2011 Gulf Hypoxia in Brief
- Forecast: 8,500 – 9,421 square miles
- June: Preliminary survey cruise
- July: Release of updated forecast
- August 1: Preliminary press release date for measured size
NOAA Hypoxia Forecast
In June 2011 scientists from the NOAA CSCOR-funded Northern Gulf of Mexico Ecosystems and Hypoxia Assessment (NGOMEX) program issued an outlook for a significant, and possibly record breaking, hypoxic zone this summer. The ensemble forecast predicts the 2011 hypoxic zone will measure between 8,500 and 9,421 square miles, about the size of the state of New Hampshire. This forecast is based on the results of two models developed in partnership with Louisiana State University and University of Michigan through the NGOMEX program.
Long-term measured size of Gulf of Mexico hypoxic zone with 2011 forecast. Dark gray represents the range of ensemble forecast.
Like weather forecasts, this prediction is based on the results of multiple forecast models that are used to develop an integrated, or ensemble, forecast of the size of the hypoxic zone. While each model can individually provide useful information, the ensemble approach improves prediction accuracy. The two models used to develop the ensemble forecast employ a statistical approach to relate nutrient loadings and river discharge from the Mississippi and Atchafalaya Rivers to the areal extent of the hypoxic zone. Both forecast models have been validated with results from long-term surveys of the mid-summer hypoxia survey cruise conducted by Louisiana Marine Consortium (LUMCON). In addition to forecasts, both models also inform the Gulf of Mexico Hypoxia Task Force on the amount of nutrient reductions required in order to meet the Task Force coastal goal of a maximum hypoxic zone size of 5,000 km2. A 3-dimensional hydrodynamic model, developed by Texas A&M through the NGOMEX program, will provide an update to the forecast in early July based on predicted weather and oceanographic conditions.
Effects of Mississippi River Flooding
While there is much uncertainty surrounding the precise effects of Mississippi River flooding, barring a severe weather event such as a tropical storm, the results of the forecast models indicate that flooding will likely result in an extremely large hypoxic zone. Nutrient loading into the Gulf of Mexico was greatly increased by the exceptionally high flow rates in May. In addition, the diversion of water westward through the Morganza Floodway is predicted to greatly expand the areal extent of hypoxia in the western portion of the hypoxic zone. Also of concern, is that the opening of the Bonne Carré Spillway which is expected to exacerbate the occurrence of hypoxia in Mississippi Sound.

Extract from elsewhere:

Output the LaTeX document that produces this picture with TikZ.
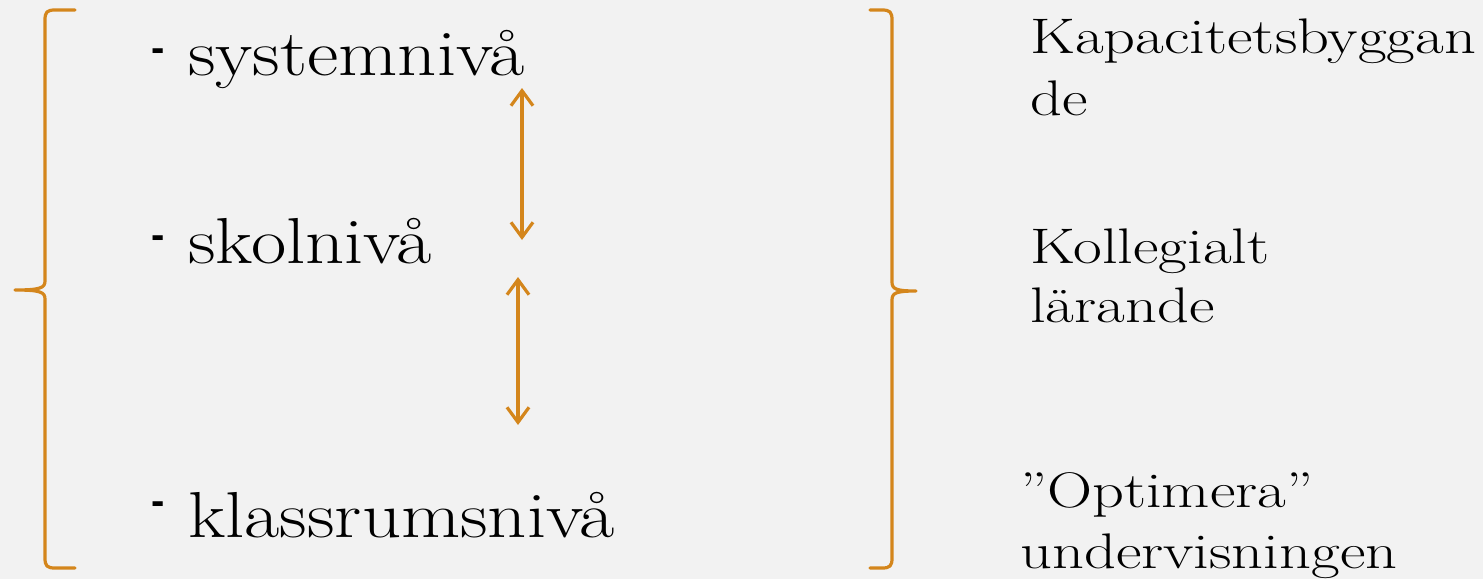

Measuring the Hypoxic Zone Size and Validating the Forecast
NOAAs Fishery Service is currently taking oxygen measurements in conjunction with their summer ground fish survey in the Gulf of Mexico and, while not specifically designed to determine the size of the hypoxic zone, this cruise will provide the first indications on the extent of the hypoxic zone. Results of this cruise are posted in near real-time through Hypoxia Watch.
Since 1985, LUMCON has conducted a NOAA-supported mid-summer cruise timed to measure the extent of the hypoxic zone at its maximum size in late-July. This cruise continues to serve as the key metric to assess progress of the Gulf Hypoxia Task Force. In support of this cruise, which can be subject to tropical storms and other weather patterns that can aerate the water column, two additional NOAA-supported survey cruises were recently added by Texas A&M. These cruises will take place in June and August.
In addition, NOAAs Fishery Service will be taking oxygen measurements in conjunction with their summer ground fish survey in the Gulf of Mexico and, while not specifically designed to determine the size of the hypoxic zone, this cruise will also provide the early indications on the extent of the hypoxic zone. Results of this cruise are posted in near real-time through Hypoxia Watch.